Penghitungan kerugian oleh BPKP itu diketahui hanya dilakukan terhadap pembangunan 1.200 dari 4.800 menara BTS.
BPK diminta untuk menghitung dan menetapkan kerugian negara dari kasus korupsi BTS ini.
"Karena salah satu rumusan pidana khusus yang menyatakan hanya BPK yang secara konstitusional berwenang men-declare kerugian negara," katanya.
Sebelumnya, Kejaksaan Agung telah mengumumkan bahwa kerugian negara dalam kasus korupsi pembangunan tower BTS Kominfo mencapai Rp 8,3 triliun.
Nilai tersebut merupakan hasil penghitungan Kejaksaan Agung bersama BPKP.
Menurut Kepala BPKP, Muhammad Yusuf Ateh, nilai kerugian tersebut diperoleh dari pemeriksaan saksi-saksi pendapat para ahli.

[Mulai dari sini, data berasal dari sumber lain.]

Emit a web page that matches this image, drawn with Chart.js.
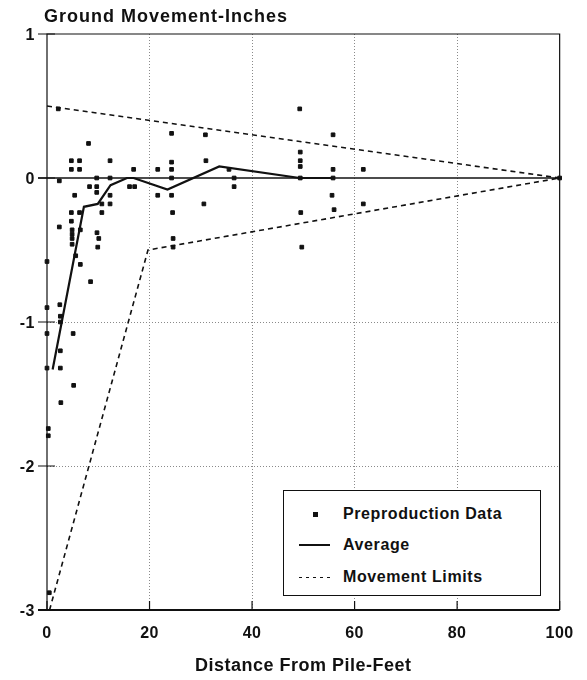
<!DOCTYPE html>
<html>
<head>
<meta charset="utf-8">
<script src="https://cdn.jsdelivr.net/npm/chart.js@4.4.1/dist/chart.umd.min.js"></script>
<style>
  html, body { margin: 0; padding: 0; background: #fff; }
  #wrap { position: relative; width: 587px; height: 680px; }
  #c { position: absolute; left: 0; top: 0; }
  .txt { font-family: "Liberation Sans", Arial, sans-serif; font-weight: bold; color: #111; position: absolute; white-space: nowrap; }
  #ytitle { left: 44px; top: 7px; font-size: 18px; line-height: 18px; letter-spacing: 1px; }
  #legend { position: absolute; left: 283px; top: 490px; width: 256px; height: 104px; border: 1.5px solid #111; background: #fff; }
  .row { position: absolute; left: 0; height: 20px; width: 100%; }
  .row .lab { left: 59px; top: 0; font-size: 16px; line-height: 20px; letter-spacing: 0.6px; }
  .mk { position: absolute; left: 29px; top: 8px; width: 5px; height: 5px; background: #111; }
  .ln { position: absolute; left: 15px; top: 9px; width: 31px; height: 2px; background: #111; }
  .dl { position: absolute; left: 15px; top: 10px; width: 31px; height: 1px; background: repeating-linear-gradient(to right, #111 0 3px, transparent 3px 7px); }
</style>
</head>
<body>
<div id="wrap">
  <canvas id="c" width="587" height="680"></canvas>
  <div id="ytitle" class="txt">Ground Movement-Inches</div>
  <div id="legend">
    <div class="row" style="top:13px"><div class="mk"></div><div class="txt lab">Preproduction Data</div></div>
    <div class="row" style="top:44px"><div class="ln"></div><div class="txt lab">Average</div></div>
    <div class="row" style="top:76px"><div class="dl"></div><div class="txt lab">Movement Limits</div></div>
  </div>
</div>
<script>
// ---- data ----
const xTickValues = [0, 20, 40, 60, 80, 100];
const yTickValues = [1, 0, -1, -2, -3];

const preX = [2.2, 8.1, 4.75, 6.35, 12.3, 4.75, 6.35, 16.9, 2.4, 9.7, 12.3, 8.3, 9.7, 9.7, 16.1, 17.1,
  5.4, 12.3, 10.7, 12.3, 10.7, 4.75, 6.35, 4.75, 2.4, 4.9, 4.9, 6.5, 9.75, 10.1, 4.9, 4.9, 9.9, 5.6,
  6.5, 0, 8.5, 0, 2.5, 2.6, 2.6, 0, 5.1, 2.6, 0, 2.6, 5.2, 2.7, 0.25, 0.25, 0.45,
  24.3, 30.9, 21.6, 24.3, 24.3, 31.0, 35.5, 24.3, 36.5, 21.6, 24.3, 36.5, 30.6, 24.5, 24.6, 24.6,
  49.3, 55.8, 49.4, 49.4, 49.4, 55.8, 61.7, 49.4, 55.8, 55.6, 56.0, 61.7, 49.5, 49.7, 100];
const preY = [0.48, 0.24, 0.12, 0.12, 0.12, 0.06, 0.06, 0.06, -0.02, 0.0, 0.0, -0.06, -0.06, -0.10, -0.06, -0.06,
  -0.12, -0.12, -0.18, -0.18, -0.24, -0.24, -0.24, -0.30, -0.34, -0.36, -0.39, -0.36, -0.38, -0.42, -0.42, -0.46, -0.48, -0.54,
  -0.60, -0.58, -0.72, -0.90, -0.88, -0.96, -1.00, -1.08, -1.08, -1.20, -1.32, -1.32, -1.44, -1.56, -1.74, -1.79, -2.88,
  0.31, 0.30, 0.06, 0.11, 0.06, 0.12, 0.06, 0.0, 0.0, -0.12, -0.12, -0.06, -0.18, -0.24, -0.42, -0.48,
  0.48, 0.30, 0.18, 0.12, 0.08, 0.06, 0.06, 0.0, 0.0, -0.12, -0.22, -0.18, -0.24, -0.48, 0.0];

const avgX = [1.1, 7.2, 9.9, 12.4, 15.6, 16.9, 23.5, 33.6, 49.3, 55.8];
const avgY = [-1.33, -0.20, -0.18, -0.05, 0.0, 0.0, -0.08, 0.08, 0.0, 0.0];

const limUpX = [0, 100];
const limUpY = [0.5, 0];
const limLoX = [0.5, 19.7, 100];
const limLoY = [-3.0, -0.5, 0];

const toXY = (xs, ys) => xs.map((v, i) => ({ x: v, y: ys[i] }));

const FONT = '"Liberation Sans", Arial, sans-serif';

const framePlugin = {
  id: 'frame',
  beforeDraw(chart) { chart.ctx.letterSpacing = '0.5px'; },
  beforeDatasetsDraw(chart) {
    const { ctx, chartArea: a, scales: { x, y } } = chart;
    ctx.save();
    ctx.strokeStyle = '#111';
    ctx.setLineDash([]);
    ctx.lineWidth = 1.2;
    ctx.beginPath();
    ctx.moveTo(a.left, a.bottom); ctx.lineTo(a.left, a.top);
    ctx.lineTo(a.right, a.top); ctx.lineTo(a.right, a.bottom);
    ctx.stroke();
    ctx.lineWidth = 2;
    ctx.beginPath();
    ctx.moveTo(a.left - 9, a.bottom); ctx.lineTo(a.right, a.bottom);
    ctx.stroke();
    const y0 = y.getPixelForValue(0);
    ctx.lineWidth = 1.5;
    ctx.beginPath(); ctx.moveTo(a.left - 9, y0); ctx.lineTo(a.right, y0); ctx.stroke();
    ctx.lineWidth = 1.2;
    ctx.beginPath();
    y.ticks.forEach(t => {
      const py = y.getPixelForValue(t.value);
      ctx.moveTo(a.left - 9, py); ctx.lineTo(a.left + 8, py);
    });
    x.ticks.forEach(t => {
      const px = x.getPixelForValue(t.value);
      ctx.moveTo(px, a.bottom); ctx.lineTo(px, a.bottom - 9);
    });
    ctx.stroke();
    ctx.restore();
  }
};

const inner = (lim) => (c) => {
  const v = c.tick ? c.tick.value : null;
  return (v !== null && v > lim.min && v < lim.max && v !== 0) ? '#8a8a8a' : 'rgba(0,0,0,0)';
};

new Chart(document.getElementById('c'), {
  type: 'scatter',
  data: {
    datasets: [
      { label: 'Preproduction Data', data: toXY(preX, preY), pointStyle: 'rect', pointRadius: 2.6,
        pointBorderWidth: 1, backgroundColor: '#111', borderColor: '#111', showLine: false, clip: false },
      { label: 'Average', data: toXY(avgX, avgY), showLine: true, borderColor: '#111', borderWidth: 2.2,
        pointRadius: 0, tension: 0, clip: false },
      { label: 'Movement Limits', data: toXY(limUpX, limUpY), showLine: true, borderColor: '#111',
        borderWidth: 1.6, borderDash: [5, 4], pointRadius: 0, clip: false },
      { label: 'Movement Limits (lower)', data: toXY(limLoX, limLoY), showLine: true, borderColor: '#111',
        borderWidth: 1.6, borderDash: [5, 4], pointRadius: 0, clip: false }
    ]
  },
  options: {
    responsive: false,
    animation: false,
    devicePixelRatio: 1,
    layout: { padding: { top: 34, right: 20, left: 0, bottom: 0 } },
    plugins: { legend: { display: false }, tooltip: { enabled: false }, title: { display: false } },
    scales: {
      x: {
        type: 'linear', min: 0, max: 100,
        afterBuildTicks: s => { s.ticks = xTickValues.map(v => ({ value: v })); },
        afterFit: s => { s.height = 70; },
        grid: { color: c => inner({ min: 0, max: 100 })(c), lineWidth: 1, drawTicks: false },
        border: { display: false, dash: [1, 2] },
        ticks: { color: '#111', padding: 14, font: { family: FONT, size: 16, weight: 'bold' }, maxRotation: 0 },
        title: { display: true, text: 'Distance From Pile-Feet', color: '#111', padding: { top: 0, bottom: 3 },
                 font: { family: FONT, size: 18, weight: 'bold' } }
      },
      y: {
        type: 'linear', min: -3, max: 1,
        afterBuildTicks: s => { s.ticks = yTickValues.map(v => ({ value: v })); },
        afterFit: s => { s.width = 47; },
        grid: { color: c => inner({ min: -3, max: 1 })(c), lineWidth: 1, drawTicks: false },
        border: { display: false, dash: [1, 2] },
        ticks: { color: '#111', padding: 12, labelOffset: 2, font: { family: FONT, size: 16, weight: 'bold' } }
      }
    }
  },
  plugins: [framePlugin]
});
</script>
</body>
</html>
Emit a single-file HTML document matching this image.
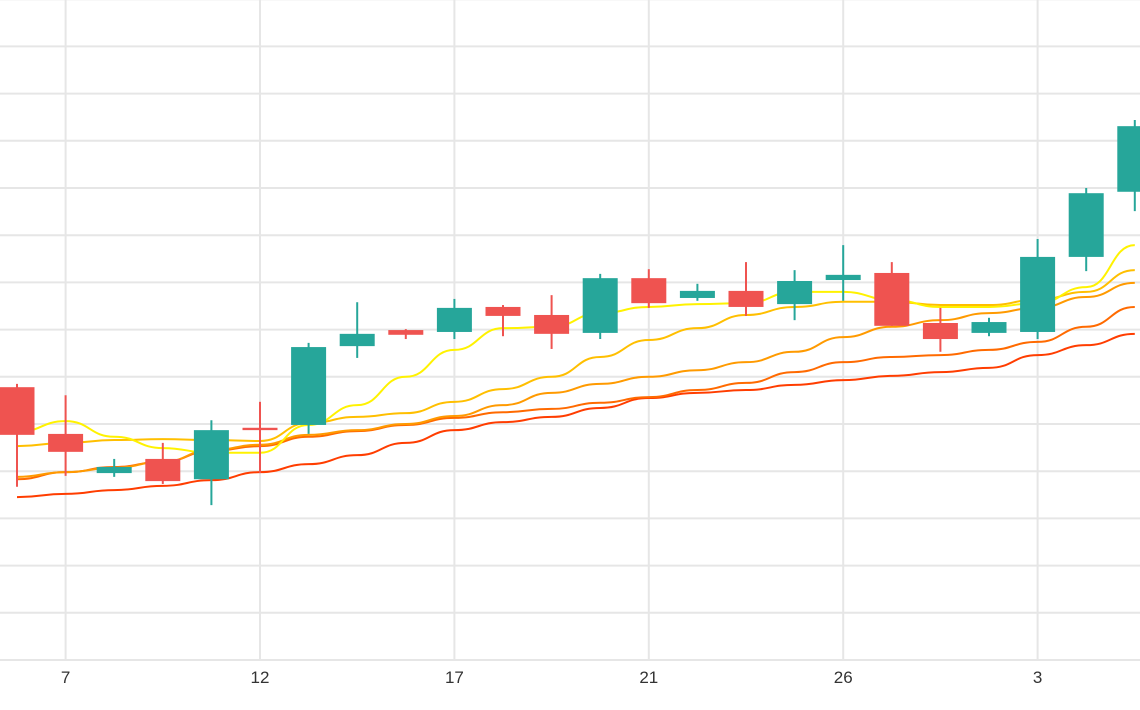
<!DOCTYPE html>
<html><head><meta charset="utf-8"><style>
html,body{margin:0;padding:0;background:#fff;}
svg{display:block;font-family:"Liberation Sans",sans-serif;}
</style></head><body>
<svg id="chart" width="1140" height="710" viewBox="0 0 1140 710" xmlns="http://www.w3.org/2000/svg">
<g id="grid"></g>
<g id="lines"></g>
<g id="candles"></g>
<g id="xaxis"></g>
</svg>
<script>
const categories=["6","7","8","10","11","12","13","14","15","17","18","19","20","21","22","24","25","26","27","28","2","3","4","5"];
const opens =[57.8,47.9,39.6,42.6,38.3,49.2,49.8,66.5,69.9,69.5,74.8,73.1,69.3,80.9,76.7,78.2,75.4,80.5,82.0,71.4,69.3,69.5,85.4,99.2];
const closes=[47.7,44.1,40.9,37.9,48.7,48.7,66.3,69.1,68.9,74.6,72.9,69.1,80.9,75.6,78.2,74.8,80.3,81.6,70.8,68.0,71.6,85.4,98.9,113.1];
const highs =[58.5,56.1,42.6,46.0,50.8,54.7,67.2,75.8,70.1,76.5,75.2,77.3,81.8,82.8,79.7,84.3,82.6,87.9,84.3,74.6,72.5,89.2,100.0,114.4];
const lows  =[36.7,39.0,38.8,37.3,32.8,39.6,47.9,64.0,68.0,68.0,68.6,65.9,68.0,74.6,76.1,72.9,72.0,76.1,70.8,65.3,68.6,68.0,82.4,95.1];
const ma5 =[48.3,50.6,47.3,44.9,43.9,43.9,49.8,54.0,60.0,65.7,70.3,70.6,73.5,74.8,75.4,75.6,78.0,78.0,76.3,74.8,74.8,75.6,79.0,87.9];
const ma10=[45.3,46.0,46.6,46.8,46.6,46.4,50.2,51.5,52.3,54.7,57.4,60.0,64.2,67.8,70.3,73.1,74.8,75.9,75.9,75.2,75.2,76.3,78.0,82.6];
const ma20=[38.8,39.8,40.7,42.0,44.5,45.6,47.7,48.7,50.0,51.7,54.0,56.6,58.5,60.0,61.4,63.1,65.3,68.4,70.6,72.0,73.5,74.6,76.9,79.9];
const ma30=[38.3,39.8,40.9,42.0,44.3,45.3,47.3,48.5,49.8,51.3,52.5,53.2,54.5,55.7,57.2,58.7,61.0,63.1,64.2,64.6,65.7,67.4,70.6,74.8];
const ma60=[34.5,35.2,36.0,36.9,38.1,39.8,41.5,43.4,46.0,48.7,50.4,51.5,53.4,55.5,56.6,57.2,58.3,59.3,60.2,61.0,61.9,64.6,66.7,69.1];
const yTicks=[10,20,30,40,50,60,70,80,90,100,110,120,130,140];

const NS="http://www.w3.org/2000/svg";
const x=i=>17+i*48.6;
const y=v=>660-v*4.72;
function mk(tag,attrs,parent){const e=document.createElementNS(NS,tag);for(const k in attrs)e.setAttribute(k,attrs[k]);parent.appendChild(e);return e;}
const grid=document.getElementById('grid');
yTicks.forEach(t=>{
  const l=mk('line',{x1:0,x2:1140,y1:y(t),y2:y(t),stroke:'#e6e6e6','stroke-width':2},grid);
  
  
});
const xa=document.getElementById('xaxis');
categories.forEach((c,i)=>{
  if(i%4!==1)return;
  const l=mk('line',{x1:x(i),x2:x(i),y1:0,y2:660,stroke:'#e6e6e6','stroke-width':2},grid);
  
  
  const t=mk('text',{x:x(i),y:683,'text-anchor':'middle','font-size':17,fill:'#333'},xa);
  t.textContent=c;
  
  
});
const ax=mk('line',{x1:0,x2:1140,y1:660,y2:660,stroke:'#e6e6e6','stroke-width':2},xa);



const lg=document.getElementById('lines');
[[ma60,'#ff3d00','ma60'],[ma30,'#ff6a00','ma30'],[ma20,'#ff9a00','ma20'],[ma10,'#ffbf00','ma10'],[ma5,'#fff200','ma5']].forEach(([arr,col,nm])=>{
  let d='';
  arr.forEach((v,i)=>{
    const px=x(i),py=y(v);
    if(i===0){d='M'+px+','+py;}
    else{const p0x=x(i-1),p0y=y(arr[i-1]);const mx=(p0x+px)/2;d+=' C'+mx+','+p0y+' '+mx+','+py+' '+px+','+py;}
  });
  const p=mk('path',{d:d,fill:'none',stroke:col,'stroke-width':2},lg);
  
  
});

const cg=document.getElementById('candles');
categories.forEach((c,i)=>{
  const up=closes[i]>=opens[i];
  const col=up?'#26a69a':'#ef5350';
  const g=mk('g',{},cg);
  
  
  mk('line',{x1:x(i),x2:x(i),y1:y(highs[i]),y2:y(lows[i]),stroke:col,'stroke-width':2},g);
  const top=y(Math.max(opens[i],closes[i])),bot=y(Math.min(opens[i],closes[i]));
  mk('rect',{x:x(i)-17.5,y:top,width:35,height:Math.max(2,bot-top),fill:col},g);
});
</script>
</body></html>
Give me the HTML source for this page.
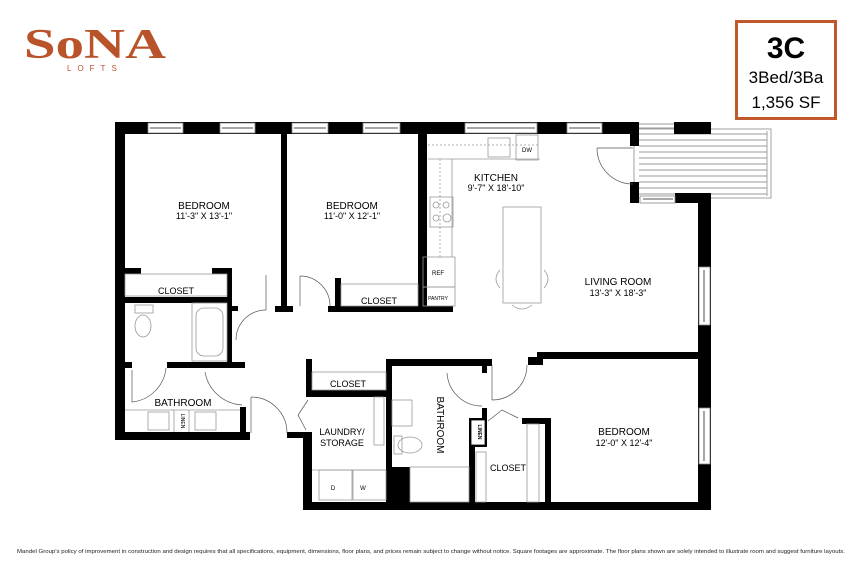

"Berdasarkan bukti yang kami peroleh, kami menyimpulkan terdapat kerugian negara 8.320.840.133.395 rupiah," ujar Ateh dalam konferensi pers bersama Jaksa Agung, Sanitiar Burhanuddin di Kantor Kejaksaan Agung pada Senin (15/5/2023).
Total kerugian negara itu disebut Ateh terdiri dari tiga hal, yaitu biaya pendukung penyesuaian harga kajian, markup harga, dan pembiayaan tower BTS belum terbangun.
Enam Tersangka Korupsi dan Empat Tersangka TPPU Proyek BTS Kominfo
Dalam kasus korupsi pembangunan tower BTS ini, Kejaksaan Agung telah menetapkan enam tersangka.
Satu di antaranya merupakan eks Menkominfo, Johnny G Plate, Direktur Utama BAKTI Kominfo, Anang Achmad Latif.
Sementara dari pihak swasta, ada empat tersangka, yaitu: Direktur Utama PT Mora Telematika Indonesia, Galumbang Menak Simanjuntak; Tenaga Ahli Human Development (HUDEV) Universitas Indonesia tahun 2020, Yohan Suryanto; Account Director of Integrated Account Departement PT Huawei Tech Investment, Mukti Ali; dan Komisaris PT Solitech Media Sinergy, Irwan Hermawan.
Dalam perkara ini, tim penyidik menemukan adanya permufakatan jahat di yang dilakukan mereka.
Baca juga: Jadi Tersangka Korupsi Menara BTS, Menkominfo Johnny G Plate Punya Kekayaan Rp191 Miliar
Oleh sebab itu, para tersangka dijerat Pasal 2 ayat (1) dan Pasal 3 jo. Pasal 18 Undang-Undang RI Nomor 31 Tahun 1999 sebagaimana diubah dan ditambah dengan Undang-Undang RI Nomor 20 Tahun 2001 jo. Undang-Undang RI Nomor 31 Tahun 1999 tentang Perubahan atas Undang-Undang RI Nomor 31 Tahun 1999 tentang Pemberantasan Tindak Pidana Korupsi jo. Pasal 55 ayat (1) ke-1 KUHP.
Tak hanya perkara korupsi, Kejaksaan juga telah menetapkan tersangka dalam tindak pidana pencucian uang (TPPU).
Tiga di antaranya juga menjadi tersangka dalam perkara pokok.
Mereka ialah: Direktur Utama BAKTI Kominfo, Anang Achmad Latif; Direktur Utama PT Mora Telematika Indonesia, Galumbang Menak Simanjuntak; dan Komisaris PT Solitech Media Sinergy, Irwan Hermawan.
Adapun tersangka TPPU yang belum dijerat perkara pokok, ialah Windy Hermawan sebagai pihak swasta.
Akibat perbuatannya, para tersangka TPPU dijerat Pasal 3 dan Pasal 4 Undang-Undang RI Nomor 8 Tahun 2010 tentang Pencegahan dan Pemberantasan Tindak Pidana Pencucian Uang jo. Pasal 55 Ayat (1) ke-1 KUHP.